Все это происходило средь бела дня, открыто, демонстрируя полную неспособность либералов и активистов Американского союза защиты гражданских свобод распознать такое же грубое нарушение (Конституции, как и во время знаменитого “Красного террора” в начале пятидесятых.
Я с ужасом наблюдал, как машина бюрократизма и фанатического ханжества уничтожала д-ра Райха в пятидесятых. Это был опыт отрезвления, первый проблеск понимания, что наше правительство (так же, как и все остальные правительства) — скорее плохое, чем хорошее. Другим людям это отрезвление принес Вьетнам, или сотрудничество с неграми и индейцами в борьбе за гражданские права, в ходе которого они поняли, что жалкое положение этих меньшинств — не просто тяжелый политический “вопрос”, а весьма болезненная реальность. К кому-то оно пришло с Уотергейтом. А к некоторым не пришло до сих пор.

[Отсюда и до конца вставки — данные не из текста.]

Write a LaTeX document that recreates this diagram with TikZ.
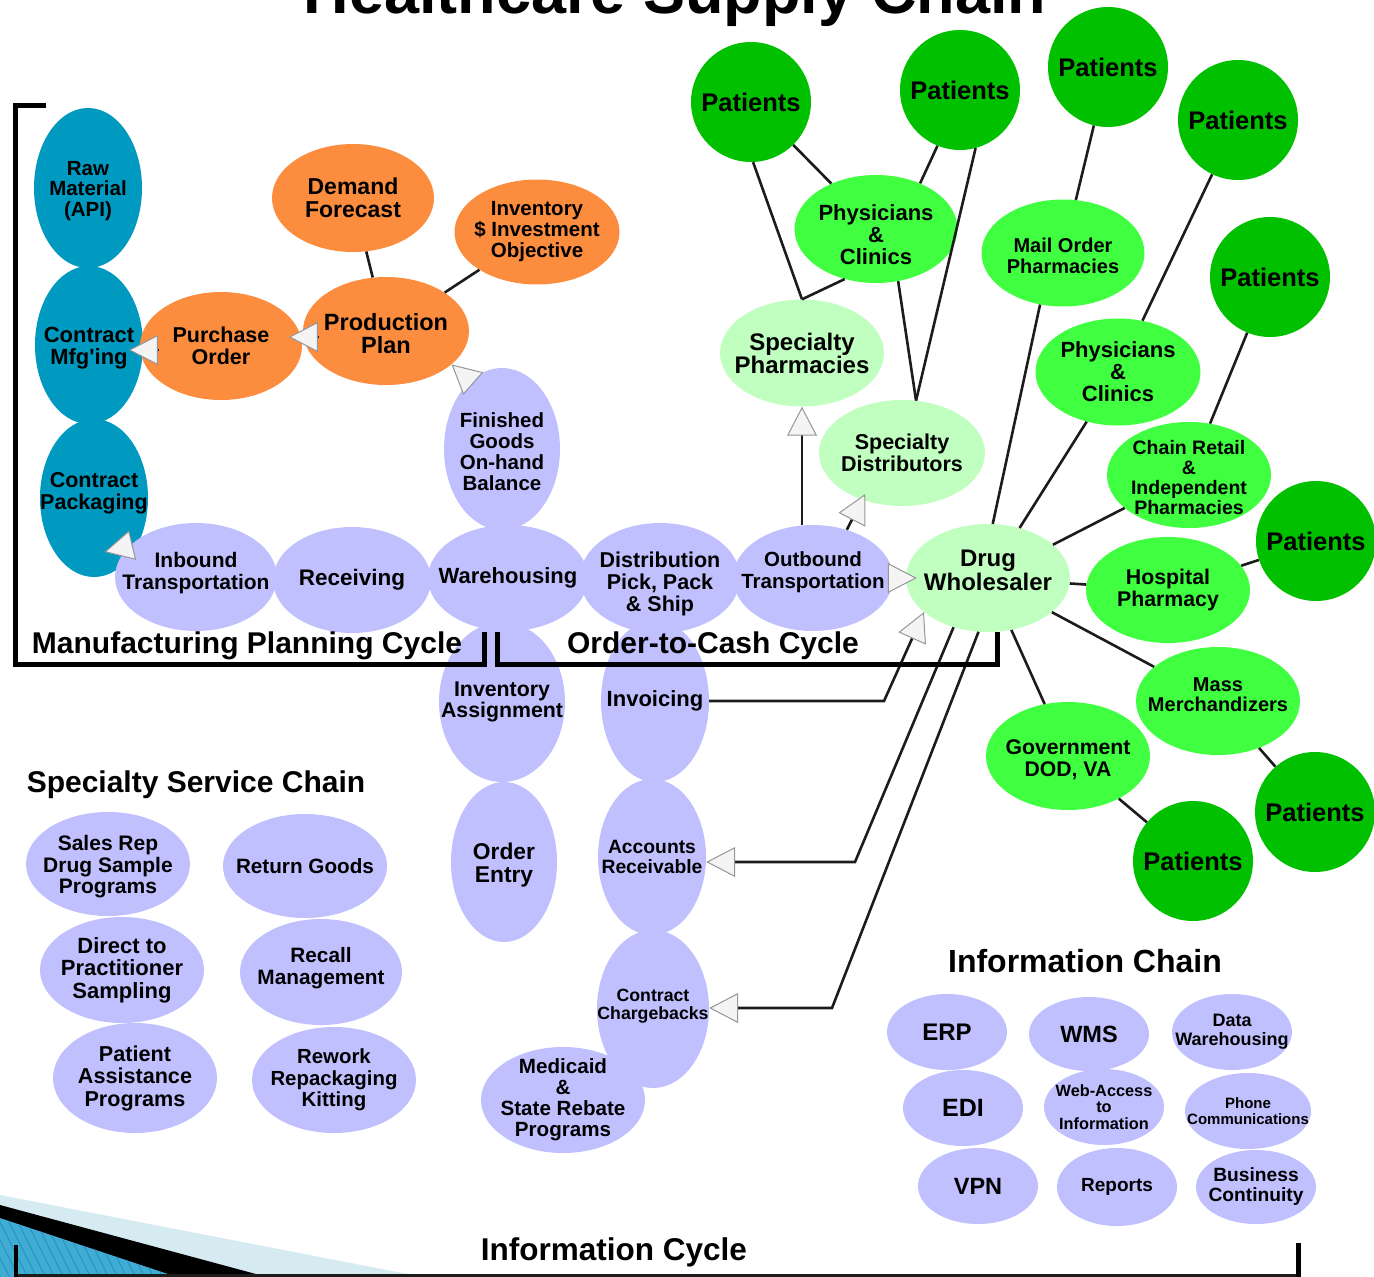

Сторонник Свободомыслия, я “протрезвел” в 1957 году, когда агенты Управления по санитарному надзору за качеством продуктов питания и медикаментов свалили все книги д-ра Райха — тридцать лет научных исследований — в мусоросборник на Вансинвурт-стрит в Нью-Йорке и сожгли.
Сожжение книг было сценой, характерной для нацистской Германии, и кошмаром всех антинацистских фильмов, которые Сторонник Свободомыслия видел в детстве. И эта сцена стала реальностью в его родной стране, в его время.